There is only one reason to watch Lifetime’s unauthorized Brittany Murphy biopic Saturday at 8 p.m. — and that is to see the wigs:
That truly atrocious interpretation of Alicia Silverstone in Clueless is representative of the care, fineness and budgeting that went into the making of The Brittany Murphy Story, a movie so underwhelming it makes last year’s Anna Nicole Smith biopic seem like a masterpiece.
The movie’s trailer, which flashes words like “targeted,” “paranoid,” and “afraid for her life,” pegged the biopic as a murder mystery. Although the 32-year-old’s death was ruled as a case of pneumonia, with secondary factors of anemia and multiple over-the-counter drug intoxication, tabloids speculated that she was everything from an addict to anorexic to murdered. The first seconds of the movie also implies that she could have been a casualty of Hollywood exploitation. (“You killed her,” Murphy’s husband shouts to salacious paparazzi in the film’s opening sequence — an unintentionally ironic moment considering that Murphy’s actual father accuses the biopic, itself, of being “hideous, unauthorized and completely untrue.”)
But the movie isn’t a murder mystery. Outside the first five minutes of the film, it doesn’t explore the darker speculations surrounding Murphy’s life and death — which, while exploitive, would have at least made for an interesting watch.
And the movie isn’t a tribute either. Lead actress Amanda Fuller, who didn’t resemble Murphy or even a real person considering the wigs she was wearing, says she was given two days to prepare for the role, mostly comprised of mugging.

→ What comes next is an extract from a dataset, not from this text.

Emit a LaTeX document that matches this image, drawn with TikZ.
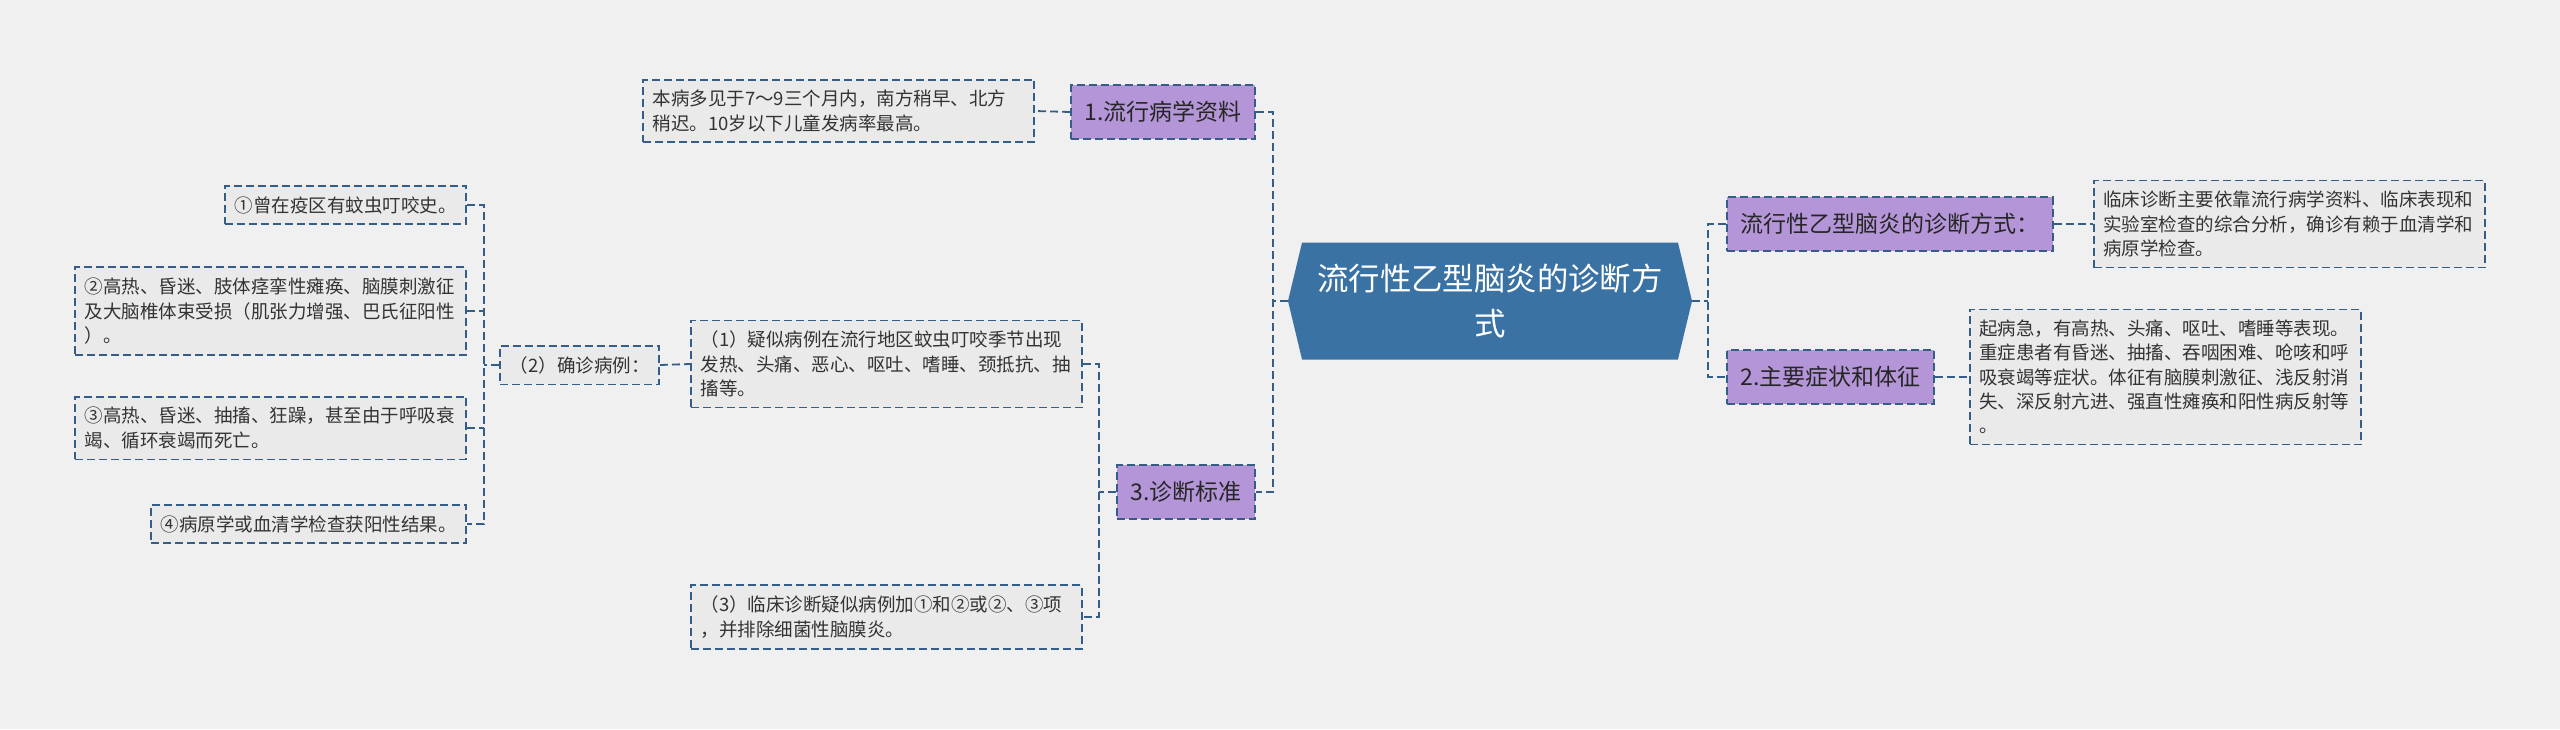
\documentclass[tikz,border=0pt]{standalone}
\usepackage{fontspec}
\setmainfont{Noto Sans CJK SC}
\usepackage{xcolor}
\usetikzlibrary{positioning}
\usetikzlibrary{shapes.symbols}

\definecolor{lineblue}{RGB}{52,94,135}
\definecolor{mainblue}{RGB}{59,114,164}
\definecolor{topicpurple}{RGB}{180,150,216}
\definecolor{leafgray}{RGB}{234,234,234}
\definecolor{paper}{RGB}{240,240,240}

\begin{document}
\begin{tikzpicture}[x=0.5pt, y=-0.5pt,
  border/.style={draw=lineblue, line width=0.9pt, dash pattern=on 4pt off 2pt},
  topic/.style={border, fill=topicpurple, text=black!85, font=\fontsize{11.5}{14}\selectfont, inner xsep=6.75pt, inner ysep=8pt},
  leaf/.style={border, fill=leafgray, text=black!80, align=left, font=\fontsize{9.25}{12.15}\selectfont, inner xsep=4.75pt, inner ysep=5.3pt},
  wide/.style={text width=186pt},
  link/.style={lineblue, line width=0.9pt, dash pattern=on 4pt off 2pt}]

\fill[paper] (0,0) rectangle (2560,729);
\useasboundingbox (0,0) rectangle (2560,729);

% centre
\node[signal, signal to=west and east, signal pointer angle=153, fill=mainblue, text=white,
  minimum width=202pt, minimum height=58.5pt, align=center,
  font=\fontsize{15.7}{22.5}\selectfont] (main) at (1490,301) {流行性乙型脑炎的诊断方\\式};

% spines
\coordinate (lspine) at (1273,301);
\coordinate (rspine) at (1708,301);
\coordinate (dspine) at (1099,492);
\coordinate (cspine) at (484,365);

% topics
{
\node[topic, anchor=east] (t1) at (1256,112) {1.流行病学资料};
\node[topic, anchor=east] (t3) at (1256,492) {3.诊断标准};
\node[topic, anchor=west] (t0) at (1726,224) {流行性乙型脑炎的诊断方式：};
\node[topic, anchor=west] (t2) at (1726,377) {2.主要症状和体征};
}

% text boxes
{
\node[leaf, wide, anchor=east] (tb1) at (1035,111)
  {本病多见于7～9三个月内，南方稍早、北方\\稍迟。10岁以下儿童发病率最高。};
\node[leaf, wide, anchor=west] (tb0) at (2093,224)
  {临床诊断主要依靠流行病学资料、临床表现和\\实验室检查的综合分析，确诊有赖于血清学和\\病原学检查。};
\node[leaf, wide, anchor=west] (tb2) at (1969,377)
  {起病急，有高热、头痛、呕吐、嗜睡等表现。\\重症患者有昏迷、抽搐、吞咽困难、呛咳和呼\\吸衰竭等症状。体征有脑膜刺激征、浅反射消\\失、深反射亢进、强直性瘫痪和阳性病反射等\\。};

\node[leaf, wide, anchor=east] (d1) at (1083,364)
  {（1）疑似病例在流行地区蚊虫叮咬季节出现\\发热、头痛、恶心、呕吐、嗜睡、颈抵抗、抽\\搐等。};
\node[leaf, wide, anchor=east] (d3) at (1083,617)
  {（3）临床诊断疑似病例加①和②或②、③项\\，并排除细菌性脑膜炎。};
\node[leaf, anchor=east] (d2) at (660,365) {（2）确诊病例：};

\node[leaf, anchor=east] (c1) at (467,205) {①曾在疫区有蚊虫叮咬史。};
\node[leaf, wide, anchor=east] (c2) at (467,311)
  {②高热、昏迷、肢体痉挛性瘫痪、脑膜刺激征\\及大脑椎体束受损（肌张力增强、巴氏征阳性\\）。};
\node[leaf, wide, anchor=east] (c3) at (467,428)
  {③高热、昏迷、抽搐、狂躁，甚至由于呼吸衰\\竭、循环衰竭而死亡。};
\node[leaf, anchor=east] (c4) at (467,524) {④病原学或血清学检查获阳性结果。};
}

% links
{
\draw[link] (main.west) -- (lspine);
\draw[link] (t1.east) -| (lspine) |- (t3.east);
\draw[link] (main.east) -- (rspine);
\draw[link] (t0.west) -| (rspine) |- (t2.west);

\draw[link] (t1.west) -- (tb1.east);
\draw[link] (t0.east) -- (tb0.west);
\draw[link] (t2.east) -- (tb2.west);

\draw[link] (t3.west) -- (dspine);
\draw[link] (d1.east) -| (dspine) |- (d3.east);
\draw[link] (d2.east) -- (d1.west);

\draw[link] (d2.west) -- (cspine);
\draw[link] (c1.east) -| (cspine) |- (c4.east);
\draw[link] (c2.east) -- (cspine |- c2.east);
\draw[link] (c3.east) -- (cspine |- c3.east);
}

\end{tikzpicture}
\end{document}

Instead the movie is just an unentertaining retelling of the late actress’ life, lived co-dependently with her mother — packing in as many details as possible in its allocating two hours without spending enough time on any one thing to make it interesting. Her highs (being cast in Clueless, dating Ashton Kutcher — who bizarrely comes out as the only stable character in the film, even though he uses french fries to emulate walrus teeth) and her lows (getting fired from films, bad relationships, and health problems) all read as humdrum because they are told in cliches. Like when Murphy throws a blanket over a mirror to show she is unsatisfied with her appearance.
Lifetime even brushes over the revelation that Murphy’s husband, Simon Monjack, nicknamed Con-jack, had an unsavory past. “I guess you can say I’ve been a bit of a sociopath,” Monjack admits chummily. “The past is the past,” Murphy says, unmoved, which leads to Monjack giving a straight-faced reading of the ultimate cliche: “When I’m with you, you make me want to be a better man.” The couple happily moves on.
The film was shot in 16 days, and it seems like less time was spent writing the script.
The Brittany Murphy Story isn’t guilty of smearing the actress’ memory. Its crime is more insidious: it makes the young, talented actress seem entirely forgettable.